Florida researchers propose a new method, called Aqua Factorem, to extract lunar water. It will drastically reduce energy and complexity of lunar mining operations helping to establish this industry. Other methods to extract water from the regolith are based on phase change, pumping energy into the regolith to sublimate the ice into vapor, then capturing the vapor, re-freezing it, and hauling the solid ice to a chemical processor where it is converted again into vapor for purification then electrolysis.

This requires transporting high power into the permanently shadowed regions (PSRs) not only to vaporize the ice in situ in the soil but to heat the surrounding soil itself, which is wasted energy. Still other methods are based on strip mining and hauling the resource along with slag (the unwanted silicates, which constitutes about 95% of the mass), to a processing unit that is located outside the PSRs. That may be a simpler architecture but is generally not favored because hauling 49,000 t of regolith over many kilometers yearly to produce the projected demand of 2,450 t of propellant would be terribly difficult and expensive with high risk that the vehicles will get stuck driving with such loads across the unprepared regolith.

The new approach takes advantage of the processing that the unique lunar geology has already performed.

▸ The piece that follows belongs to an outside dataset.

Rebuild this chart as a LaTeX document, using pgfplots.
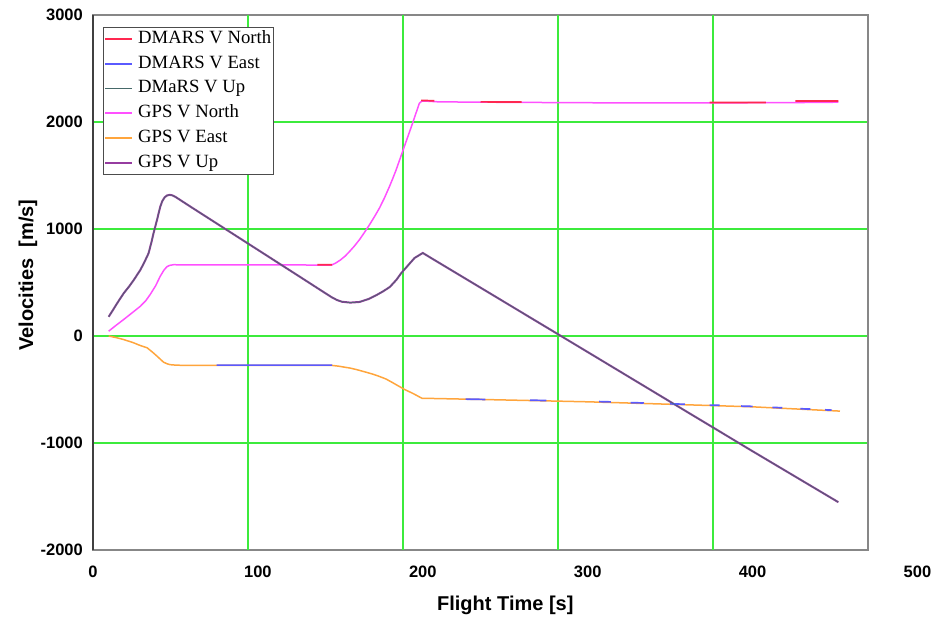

Micrometeoroid bombardment has already broken most solid material in the upper part of the regolith into fine grains. This includes solid material of all compositions, including the ice, which is as hard as granite at PSR temperatures and is therefore essentially another type of rock. These ice grains are intermixed with all the other minerals, so a simple, ultra-low-energy grain-sorting process can extract the ice without phase change. As another benefit it can extract the 1 wt% free metal known to be in lunar soil, again with very little energy. The ice can then be hauled to the chemical processing unit in solid phase and converted into rocket propellant.

They estimate the 800 kW power needed for thermal extraction can be reduced to less than 100 watts using the new method. This affects the entire architecture of the mining operation producing extensive economic benefit, which we will quantify in this study. They will look at a mission to mine propellants commercially for space tugs that boost commercial communication satellites from Geosynchronous Transfer Orbit (GTO) to Geostationary Orbit (GEO) then return to the lunar surface for refueling. This simple architecture requires the minimum number of in-space elements, and notably does not require an in-space propellant depot, so it provides the lowest cost and lowest risk startup for a commercial operation. The study will also test the innovative Aqua Factorem process through laboratory experiments, and this will produce basic insights into the handling of lunar resources.